부산대학교 도서관

Persistent efforts on developing advanced and complex data algorithms to enable the vertical-cavity surface-emitting lasers (VCSELs) for data beyond 100-Gbit/s has been reviewed in this paper. This endeavor not only elevates the bit rate of the IEEE802.3 standards for data center applications but also to initiate the unification of data format for wired and wireless network coverage. To date, the highest allowable data rates of the single-VCSEL-based optical link are 80 Gbit/s for the NRZ-OOK format under back-to-back (BtB) transmission 168 Gbit/s for the PAM-4 format over 150-m OM5 MMF, and the 224 Gbit/s for the QAM-OFDM format at BtB case. For the high-level complex data-format transmission with rigorous demand on the signal-to-noise ratio (SNR), this work demonstrates the most up-to-date 32-ray quadrature amplitude modulation generalized frequency division multiplexing (32-QAM GFDM) data algorithm with optimized amplitude and K value for encoding the multimode (MM) VCSEL. To achieve the higher spectral-usage efficiency based on the SNR spectrum for maximal transmission data rate, the bit-loading discrete multi-tone (DMT) technique is implemented by rearranging each subcarrier to the appropriate QAM levels.

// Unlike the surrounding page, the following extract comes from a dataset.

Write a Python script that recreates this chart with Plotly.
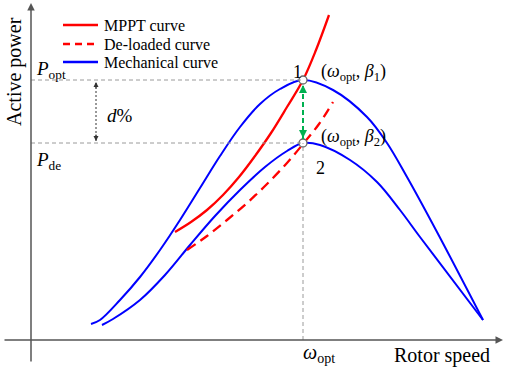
import plotly.graph_objects as go

# ---- data (rotor speed / active power, arbitrary units, origin at axes) ----
mech1_x = [60, 69, 89, 109, 129, 149, 169, 189, 209, 229, 249, 272, 302, 336, 356, 376, 406, 452]
mech1_y = [16, 20, 40, 63, 90, 120, 152, 184, 213, 236, 251, 260, 250, 223, 197, 163, 108, 20]

mech2_x = [71, 82, 109, 134, 159, 184, 209, 234, 256, 272, 289, 319, 346, 369, 389, 452]
mech2_y = [15, 21, 40, 65, 95, 124, 150, 173, 189, 197, 195, 180, 158, 130, 103, 20]

mppt_x = [144, 160, 176, 192, 208, 224, 240, 256, 272, 285, 298]
mppt_y = [108, 118, 130, 145, 163, 184, 207, 233, 260, 290, 325]

deload_x = [156, 176, 196, 216, 236, 256, 272, 288, 302]
deload_y = [90, 104, 120, 137, 156, 177, 196, 216, 238]

w_opt = 272
P_opt = 260
P_de = 197

legend_labels = ["MPPT curve", "De-loaded curve", "Mechanical curve"]

FONT = "Liberation Serif, Times New Roman, serif"
RED = "#ff0000"
BLUE = "#0000ff"
GREEN = "#00b050"
GRAY = "#9a9a9a"
AX = "#555555"

fig = go.Figure()

# reference lines
fig.add_shape(type="line", x0=0, x1=w_opt, y0=P_opt, y1=P_opt,
              line=dict(color=GRAY, width=1, dash="4px,3px"))
fig.add_shape(type="line", x0=0, x1=w_opt, y0=P_de, y1=P_de,
              line=dict(color=GRAY, width=1, dash="4px,3px"))
fig.add_shape(type="line", x0=w_opt, x1=w_opt, y0=0, y1=P_de,
              line=dict(color=GRAY, width=1, dash="4px,3px"))

# curves
fig.add_trace(go.Scatter(x=mech1_x, y=mech1_y, mode="lines", line=dict(color=BLUE, width=2, shape="spline"),
                         hoverinfo="skip", showlegend=False))
fig.add_trace(go.Scatter(x=mech2_x, y=mech2_y, mode="lines", line=dict(color=BLUE, width=2, shape="spline"),
                         hoverinfo="skip", showlegend=False))
fig.add_trace(go.Scatter(x=mppt_x, y=mppt_y, mode="lines", line=dict(color=RED, width=2.3, shape="spline"),
                         hoverinfo="skip", showlegend=False))
fig.add_trace(go.Scatter(x=deload_x, y=deload_y, mode="lines",
                         line=dict(color=RED, width=2.3, shape="spline", dash="10px,6px"),
                         hoverinfo="skip", showlegend=False))

# green dashed double arrow
fig.add_shape(type="line", x0=w_opt, x1=w_opt, y0=P_de + 4, y1=P_opt - 4,
              line=dict(color=GREEN, width=2, dash="5px,3px"))
for tip, tail in [(P_opt - 5, P_opt - 14), (P_de + 5, P_de + 14)]:
    fig.add_annotation(x=w_opt, y=tip, ax=w_opt, ay=tail, axref="x", ayref="y", xref="x", yref="y",
                       showarrow=True, arrowhead=2, arrowsize=1, arrowwidth=1.6, arrowcolor=GREEN, text="")

# operating points
fig.add_trace(go.Scatter(x=[w_opt, w_opt], y=[P_opt, P_de], mode="markers",
                         marker=dict(size=8, color="white", line=dict(color="#666666", width=1.3)),
                         hoverinfo="skip", showlegend=False))

# d% arrow
dx = 65
fig.add_shape(type="line", x0=dx, x1=dx, y0=P_de + 2, y1=P_opt - 2,
              line=dict(color="#333333", width=1, dash="2px,2px"))
for tip, tail in [(P_opt - 2, P_opt - 10), (P_de + 2, P_de + 10)]:
    fig.add_annotation(x=dx, y=tip, ax=dx, ay=tail, axref="x", ayref="y", xref="x", yref="y",
                       showarrow=True, arrowhead=2, arrowsize=1, arrowwidth=1, arrowcolor="#333333", text="")

# axes with arrows
fig.add_annotation(x=0, y=337, ax=0, ay=-23, axref="x", ayref="y", xref="x", yref="y",
                   showarrow=True, arrowhead=2, arrowsize=1, arrowwidth=1.5, arrowcolor=AX, text="")
fig.add_annotation(x=472, y=0, ax=-28, ay=0, axref="x", ayref="y", xref="x", yref="y",
                   showarrow=True, arrowhead=2, arrowsize=1, arrowwidth=1.5, arrowcolor=AX, text="")

def txt(x, y, s, size, xanchor="center", angle=0):
    fig.add_annotation(x=x, y=y, xref="x", yref="y", text=s, showarrow=False, xanchor=xanchor,
                       yanchor="middle", textangle=angle, font=dict(family=FONT, size=size, color="black"))

txt(-17, 268, "Active power", 20, angle=-90)
txt(411, -15, "Rotor speed", 20)
txt(288, -13, "<i>ω</i><sub>opt</sub>", 20)
txt(3, 270, "<i>P</i><sub>opt</sub>", 19, xanchor="left")
txt(3, 179, "<i>P</i><sub>de</sub>", 19, xanchor="left")
txt(266, 268, "1", 18)
txt(289, 172, "2", 18)
txt(288, 268, "(<i>ω</i><sub>opt</sub>, <i>β</i><sub>1</sub>)", 18, xanchor="left")
txt(288, 203, "(<i>ω</i><sub>opt</sub>, <i>β</i><sub>2</sub>)", 18, xanchor="left")
txt(89, 225, "<i>d</i>%", 19)

# legend (custom)
leg_y = [315, 296, 278]
leg_style = [dict(color=RED, width=2.3), dict(color=RED, width=2.3, dash="7px,5px"), dict(color=BLUE, width=2.3)]
for lab, yy, st in zip(legend_labels, leg_y, leg_style):
    fig.add_shape(type="line", x0=32, x1=67, y0=yy, y1=yy, line=st)
    txt(71, yy, lab, 16, xanchor="left")

fig.update_layout(
    width=512, height=368, margin=dict(l=0, r=0, t=0, b=0),
    paper_bgcolor="white", plot_bgcolor="white",
    xaxis=dict(range=[-31, 481], visible=False, fixedrange=True),
    yaxis=dict(range=[-28, 340], visible=False, fixedrange=True),
    showlegend=False,
)
fig.write_html("out.html", config={"displayModeBar": False},
               post_script="document.body.style.margin='0px';")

By utilizing 32-QAM GFDM and bit-loading DMT, the maximal data rate in the BtB case could respectively achieve 119.5 Gbit/s and 130 Gbit/s when operating the MM VCSEL at 55 °C. The transmission capacity of the VCSEL operated at 55 °C would decrease to 93.8 Gbit/s for 32-QAM GFDM and 83 Gbit/s for bit-loading DMT after propagating through OM5 MMF with modal dispersion.